EU Trade Lawyers To Japan: Where Were You On The Night Of...

Airbus Defenders Question Tokyo About Aid To Boeing

What started as a disagreement over the way commercial aircraft R&D is funded has grown into a trade war between the EU and the US and now, other countries are being dragged into the middle of the fighting. The EU now wants to know more about Japan's funding of Boeing's 7E7 Dreamliner.

The questions came just a day after the Bush administration took its beef over government subsidies for Airbus to the World Trade Organization. The US also scrapped a 1992 agreement by which such subsidies have been governed.

"The decisions by the US and the EU will also have a collateral effect on Japan’s contribution to the development and the building of Boeing’s new 7E7 airliner," said Etienne Reuter, head of public affairs at the European Commission delegation in Tokyo, in an interview with the London Financial Times. "The important subsidies that Japan has pledged to this project had indeed been perceived in the market as a circumvention of the EU-US agreement in 1992."
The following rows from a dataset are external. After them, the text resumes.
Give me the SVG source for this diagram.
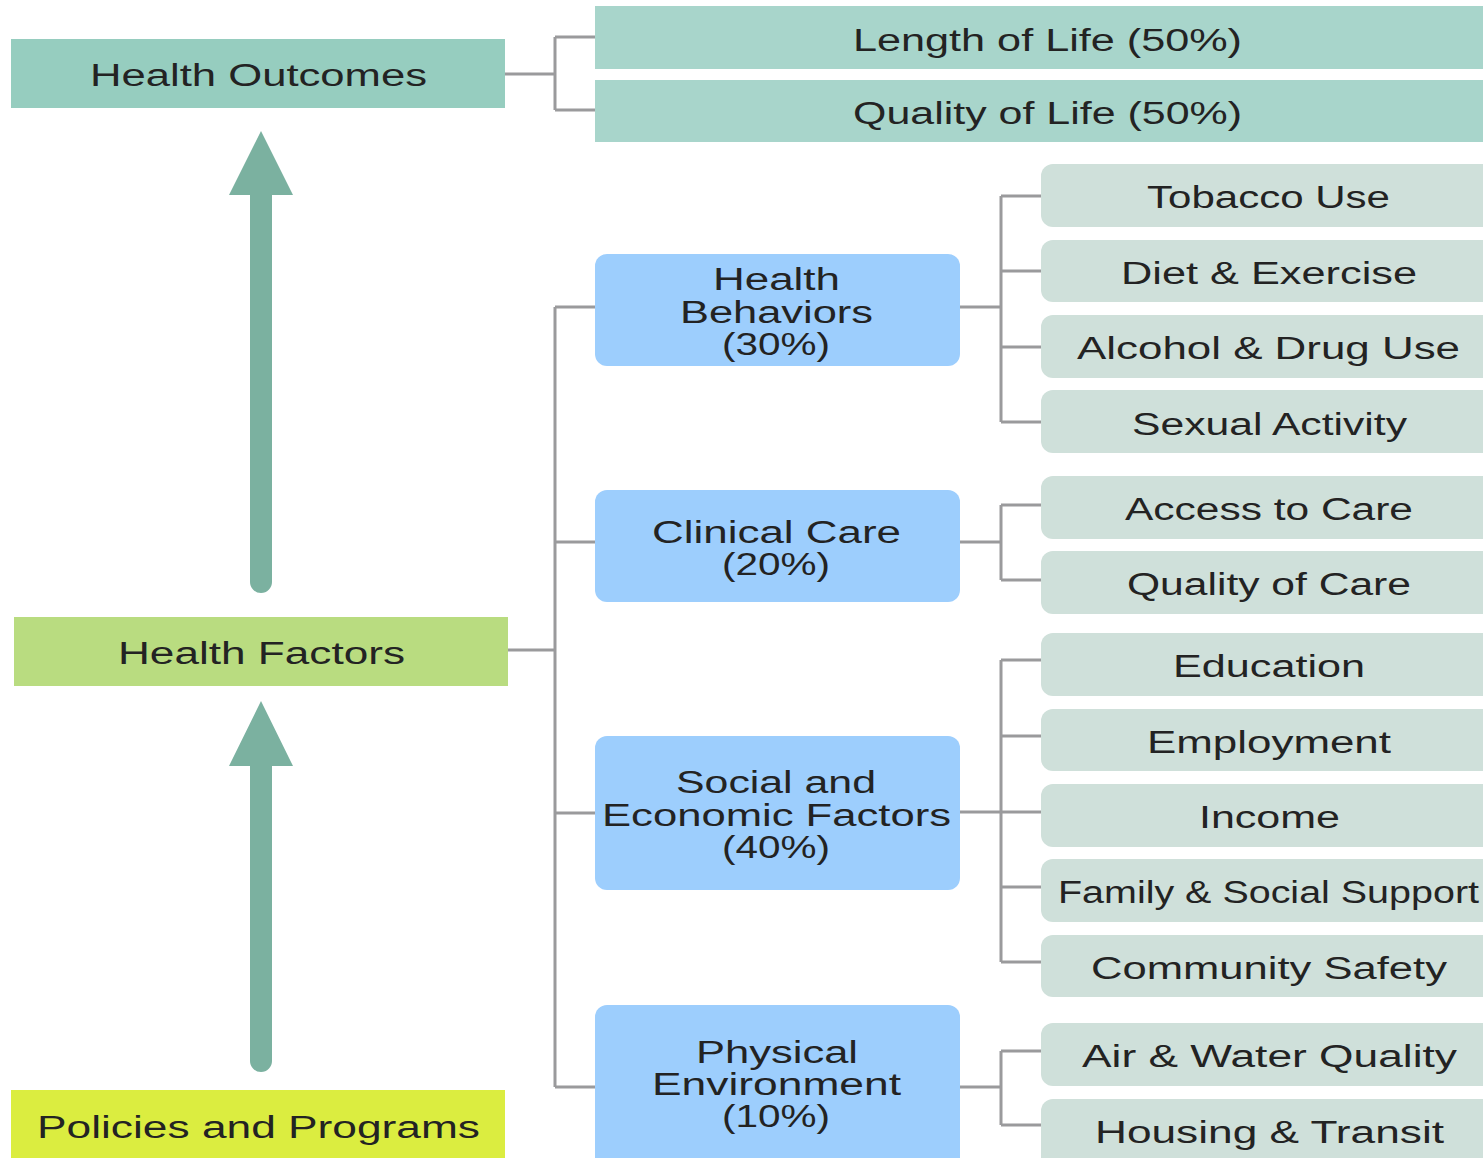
<svg xmlns="http://www.w3.org/2000/svg" width="1483" height="1158" viewBox="0 0 1483 1158">
<style>
text{font-family:"Liberation Sans",Arial,sans-serif;font-size:31px;fill:#232323;text-anchor:start}
.lvl0{stroke:none}
.blue{fill:#9dcefd}
.grey{fill:#cfe0da}
.conn{fill:none;stroke:#9a9a9c;stroke-width:3}
.arrow{fill:#7bb1a0}
</style>
<rect width="1483" height="1158" fill="#ffffff"/>
<g id="connectors" class="conn">
<path d="M505 74H555M555 37V110M555 37H595M555 110H595"/>
<path d="M508 650H555M555 307V1087M555 307H595M555 542H595M555 813H595M555 1087H595"/>
<path d="M960 307H1001M1001 196V422M1001 196H1041M1001 271H1041M1001 347H1041M1001 422H1041"/>
<path d="M960 542H1001M1001 505V580M1001 505H1041M1001 580H1041"/>
<path d="M960 812H1001M1001 660V962M1001 660H1041M1001 736H1041M1001 812H1041M1001 887H1041M1001 962H1041"/>
<path d="M960 1087H1001M1001 1051V1125M1001 1051H1041M1001 1125H1041"/>
</g>
<g id="arrows" class="arrow">
<path d="M261 131L293 195H272V582A11 11 0 0 1 250 582V195H229Z"/>
<path d="M261 701L293 766H272V1061A11 11 0 0 1 250 1061V766H229Z"/>
</g>
<g id="health-outcomes"><rect x="11" y="39" width="494" height="69" fill="#96cdbf"/><text x="90" y="86" textLength="337" lengthAdjust="spacingAndGlyphs">Health Outcomes</text></g>
<g id="length-of-life"><rect x="595" y="6" width="888" height="63" fill="#a8d5cb"/><text x="853" y="51" textLength="389" lengthAdjust="spacingAndGlyphs">Length of Life (50%)</text></g>
<g id="quality-of-life"><rect x="595" y="80" width="888" height="62" fill="#a8d5cb"/><text x="853" y="124" textLength="389" lengthAdjust="spacingAndGlyphs">Quality of Life (50%)</text></g>
<g id="health-factors"><rect x="14" y="617" width="494" height="69" fill="#b9dc80"/><text x="118" y="664" textLength="287" lengthAdjust="spacingAndGlyphs">Health Factors</text></g>
<g id="policies"><rect x="11" y="1090" width="494" height="70" fill="#dbed40"/><text x="37" y="1138" textLength="443" lengthAdjust="spacingAndGlyphs">Policies and Programs</text></g>
<g id="health-behaviors"><rect class="blue" x="595" y="254" width="365" height="112" rx="12"/>
<text x="713" y="290" textLength="127" lengthAdjust="spacingAndGlyphs">Health</text>
<text x="680" y="323" textLength="193" lengthAdjust="spacingAndGlyphs">Behaviors</text>
<text x="722" y="355" textLength="108" lengthAdjust="spacingAndGlyphs">(30%)</text></g>
<g id="clinical-care"><rect class="blue" x="595" y="490" width="365" height="112" rx="12"/>
<text x="652" y="543" textLength="249" lengthAdjust="spacingAndGlyphs">Clinical Care</text>
<text x="722" y="575" textLength="108" lengthAdjust="spacingAndGlyphs">(20%)</text></g>
<g id="social-economic"><rect class="blue" x="595" y="736" width="365" height="154" rx="12"/>
<text x="676" y="793" textLength="200" lengthAdjust="spacingAndGlyphs">Social and</text>
<text x="602" y="826" textLength="349" lengthAdjust="spacingAndGlyphs">Economic Factors</text>
<text x="722" y="858" textLength="108" lengthAdjust="spacingAndGlyphs">(40%)</text></g>
<g id="physical-environment"><rect class="blue" x="595" y="1005" width="365" height="170" rx="12"/>
<text x="696" y="1063" textLength="162" lengthAdjust="spacingAndGlyphs">Physical</text>
<text x="652" y="1095" textLength="249" lengthAdjust="spacingAndGlyphs">Environment</text>
<text x="722" y="1127" textLength="108" lengthAdjust="spacingAndGlyphs">(10%)</text></g>
<g id="tobacco"><rect class="grey" x="1041" y="164" width="460" height="63" rx="12"/><text x="1147" y="208" textLength="243" lengthAdjust="spacingAndGlyphs">Tobacco Use</text></g>
<g id="diet"><rect class="grey" x="1041" y="240" width="460" height="62" rx="12"/><text x="1121" y="284" textLength="296" lengthAdjust="spacingAndGlyphs">Diet &amp; Exercise</text></g>
<g id="alcohol"><rect class="grey" x="1041" y="315" width="460" height="63" rx="12"/><text x="1077" y="359" textLength="383" lengthAdjust="spacingAndGlyphs">Alcohol &amp; Drug Use</text></g>
<g id="sexual"><rect class="grey" x="1041" y="390" width="460" height="63" rx="12"/><text x="1132" y="435" textLength="275" lengthAdjust="spacingAndGlyphs">Sexual Activity</text></g>
<g id="access"><rect class="grey" x="1041" y="476" width="460" height="63" rx="12"/><text x="1125" y="520" textLength="288" lengthAdjust="spacingAndGlyphs">Access to Care</text></g>
<g id="quality-care"><rect class="grey" x="1041" y="551" width="460" height="63" rx="12"/><text x="1127" y="595" textLength="284" lengthAdjust="spacingAndGlyphs">Quality of Care</text></g>
<g id="education"><rect class="grey" x="1041" y="633" width="460" height="63" rx="12"/><text x="1173" y="677" textLength="192" lengthAdjust="spacingAndGlyphs">Education</text></g>
<g id="employment"><rect class="grey" x="1041" y="709" width="460" height="62" rx="12"/><text x="1147" y="753" textLength="244" lengthAdjust="spacingAndGlyphs">Employment</text></g>
<g id="income"><rect class="grey" x="1041" y="784" width="460" height="63" rx="12"/><text x="1199" y="828" textLength="141" lengthAdjust="spacingAndGlyphs">Income</text></g>
<g id="family"><rect class="grey" x="1041" y="859" width="460" height="63" rx="12"/><text x="1058" y="903" textLength="421" lengthAdjust="spacingAndGlyphs">Family &amp; Social Support</text></g>
<g id="community"><rect class="grey" x="1041" y="935" width="460" height="62" rx="12"/><text x="1091" y="979" textLength="356" lengthAdjust="spacingAndGlyphs">Community Safety</text></g>
<g id="air-water"><rect class="grey" x="1041" y="1023" width="460" height="63" rx="12"/><text x="1082" y="1067" textLength="375" lengthAdjust="spacingAndGlyphs">Air &amp; Water Quality</text></g>
<g id="housing"><rect class="grey" x="1041" y="1099" width="460" height="80" rx="12"/><text x="1095" y="1143" textLength="349" lengthAdjust="spacingAndGlyphs">Housing &amp; Transit</text></g>
</svg>
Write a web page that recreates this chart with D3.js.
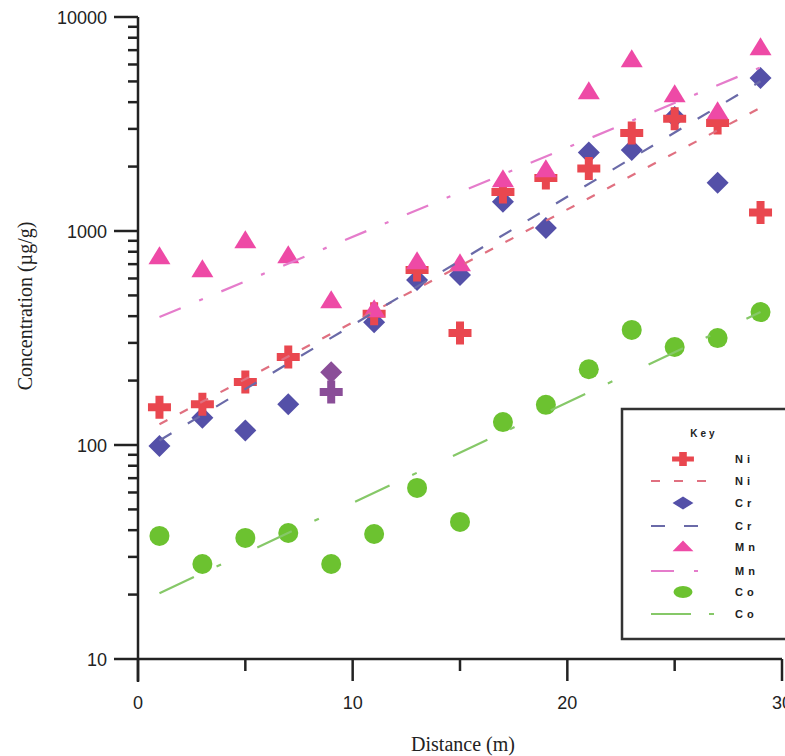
<!DOCTYPE html>
<html><head><meta charset="utf-8">
<script src="https://cdn.jsdelivr.net/npm/d3@7"></script>
<style>body{margin:0;background:#fff}svg{display:block}</style>
</head><body>
<svg id="c" width="785" height="756"></svg>
<script>
// ---- data ----
const distance = [1,3,5,7,9,11,13,15,17,19,21,23,25,27,29];
const ni = [150,155,197,258,177,410,657,334,1520,1770,1960,2870,3350,3200,1220];
const cr = [99,134,117,155,219,375,590,623,1370,1033,2330,2390,3410,1680,5190];
const mn = [756,657,898,764,471,427,716,700,1730,1928,4460,6300,4320,3600,7160];
const co = [37.6,27.8,36.8,38.8,27.8,38.4,63,43.7,128,154,226,345,287,316,418];
// trend lines (end points)
const niFit = [[1,125],[29,3770]];
const crFit = [[1,105],[29,5010]];
const mnFit = [[1,396],[29,5820]];
const coFit = [[1,20.3],[29,418]];
const xTicks = [0,10,20,30];
const xMinor = [5,15,25];
const yTicks = [10,100,1000,10000];
const legendLabels = ["Ni","Ni","Cr","Cr","Mn","Mn","Co","Co"];
const highlightIdx = 4; // points drawn in purple at distance 9 (Ni, Cr)

// ---- styles ----
const C = {ni:"#e9474f", cr:"#5450a8", mn:"#ee4aa6", co:"#6cc230", hl:"#8a4e98",
  niLine:"#e07080", crLine:"#6a6aa8", mnLine:"#e57ccb", coLine:"#86c868", axis:"#222"};

const svg = d3.select("#c");
const x = d3.scaleLinear().domain([0,30]).range([138,782]);
const y = d3.scaleLog().domain([10,10000]).range([659,17]);

const shapes = {
  cross: (s)=>{const a=11.5*s,b=4*s;return `M${-b},${-a}H${b}V${-b}H${a}V${b}H${b}V${a}H${-b}V${b}H${-a}V${-b}H${-b}Z`;},
  diamond: (s)=>{const a=11*s;return `M0,${-a}L${a},0L0,${a}L${-a},0Z`;},
  triangle: (s)=>{const w=11*s,h=18*s;return `M0,${-h*0.6}L${w},${h*0.4}L${-w},${h*0.4}Z`;},
  circle: (s)=>{const r=10*s;return `M${r},0A${r},${r} 0 1,1 ${-r},0A${r},${r} 0 1,1 ${r},0Z`;}
};

// ---- axes ----
const ax = svg.append("g").attr("stroke",C.axis).attr("stroke-width",2.5).attr("fill","none");
ax.append("line").attr("x1",x(0)).attr("x2",x(0)).attr("y1",y(10000)).attr("y2",682);
ax.append("line").attr("x1",x(0)).attr("x2",x(30)).attr("y1",y(10)).attr("y2",y(10));
// y ticks
yTicks.forEach(t=>ax.append("line").attr("x1",x(0)-24).attr("x2",x(0)).attr("y1",y(t)).attr("y2",y(t)));
[10,100,1000].forEach(d=>{for(let k=2;k<=9;k++){const v=d*k;ax.append("line").attr("x1",x(0)-10).attr("x2",x(0)).attr("y1",y(v)).attr("y2",y(v));}});
xTicks.forEach(t=>ax.append("line").attr("x1",x(t)).attr("x2",x(t)).attr("y1",y(10)).attr("y2",y(10)+22));
xMinor.forEach(t=>ax.append("line").attr("x1",x(t)).attr("x2",x(t)).attr("y1",y(10)).attr("y2",y(10)+12));

const lab = svg.append("g").attr("font-family","'Liberation Sans',Arial,sans-serif").attr("font-size",18).attr("fill","#222");
yTicks.forEach(t=>lab.append("text").attr("x",107).attr("y",y(t)+6.5).attr("text-anchor","end").text(t));
xTicks.forEach(t=>lab.append("text").attr("x",x(t)).attr("y",709).attr("text-anchor","middle").text(t));

svg.append("text").attr("x",463).attr("y",751).attr("text-anchor","middle")
  .attr("font-family","'Liberation Serif','Times New Roman',serif").attr("font-size",20).attr("fill","#222").text("Distance (m)");
svg.append("text").attr("transform","translate(32,306) rotate(-90)").attr("text-anchor","middle")
  .attr("font-family","'Liberation Serif','Times New Roman',serif").attr("font-size",20).attr("fill","#222").text("Concentration (µg/g)");

// ---- markers ----
function pts(vals, shape, color){
  svg.append("g").selectAll("path").data(distance.map((d,i)=>({d,v:vals[i],i}))).join("path")
    .attr("d",shapes[shape](1))
    .attr("transform",p=>`translate(${x(p.d)},${y(p.v)})`)
    .attr("fill",p=>(p.i===highlightIdx && (vals===ni||vals===cr))?C.hl:color);
}
pts(cr,"diamond",C.cr);
pts(ni,"cross",C.ni);
pts(mn,"triangle",C.mn);
pts(co,"circle",C.co);

// ---- trend lines ----
const lineGen = d3.line().x(p=>x(p[0])).y(p=>y(p[1]));
function fit(data,color,dash,w){
  svg.append("path").attr("d",lineGen(data)).attr("fill","none").attr("stroke",color)
    .attr("stroke-width",w||2.2).attr("stroke-dasharray",dash);
}
fit(niFit,C.niLine,"9,14");
fit(crFit,C.crLine,"14,19");
fit(mnFit,C.mnLine,"23,20,4,20");
fit(coFit,C.coLine,"38,25,5,40");

// ---- legend ----
const lg = svg.append("g");
lg.append("rect").attr("x",622).attr("y",409).attr("width",200).attr("height",230)
  .attr("fill","#fff").attr("stroke","#333").attr("stroke-width",2.5);
lg.append("text").attr("x",704).attr("y",437).attr("text-anchor","middle").attr("font-family","'Liberation Sans',Arial,sans-serif")
  .attr("font-weight","bold").attr("font-size",10).attr("letter-spacing",3).attr("fill","#222").text("Key");
const rowY = [459,481,503,526,547,571,592,614];
const items = [
  {type:"m",shape:"cross",color:C.ni},{type:"l",color:C.niLine,dash:"9,14",x1:651,x2:710},
  {type:"m",shape:"diamond",color:C.cr},{type:"l",color:C.crLine,dash:"14,19",x1:651,x2:700},
  {type:"m",shape:"triangle",color:C.mn},{type:"l",color:C.mnLine,dash:"23,20,4,20",x1:651,x2:700},
  {type:"m",shape:"circle",color:C.co},{type:"l",color:C.coLine,dash:"40,18,5,20",x1:651,x2:716}
];
items.forEach((it,i)=>{
  if(it.type==="m"){
    lg.append("path").attr("d",shapes[it.shape](1)).attr("fill",it.color)
      .attr("transform",`translate(683,${rowY[i]}) scale(0.95,0.6)`);
  } else {
    lg.append("line").attr("x1",it.x1).attr("x2",it.x2).attr("y1",rowY[i]).attr("y2",rowY[i])
      .attr("stroke",it.color).attr("stroke-width",2).attr("stroke-dasharray",it.dash);
  }
  lg.append("text").attr("x",735).attr("y",rowY[i]+4).attr("font-family","'Liberation Sans',Arial,sans-serif")
    .attr("font-weight","bold").attr("font-size",11).attr("letter-spacing",4).attr("fill","#222").text(legendLabels[i]);
});
</script>
</body></html>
The EU says Japan has dedicated $1.6 billion to developing the 7E7, parts of which will be built in the Land of the Rising Sun. But the Japanese, like a lot of people in global aviation, are getting a little nervous. "We are carefully monitoring the progress of the WTO negotiations," one Japanese trade official told the Financial Times, "and keeping our fingers crossed that it will not lead to trade friction. But this is an issue that could open a Pandora’s box with regard to the 7E7."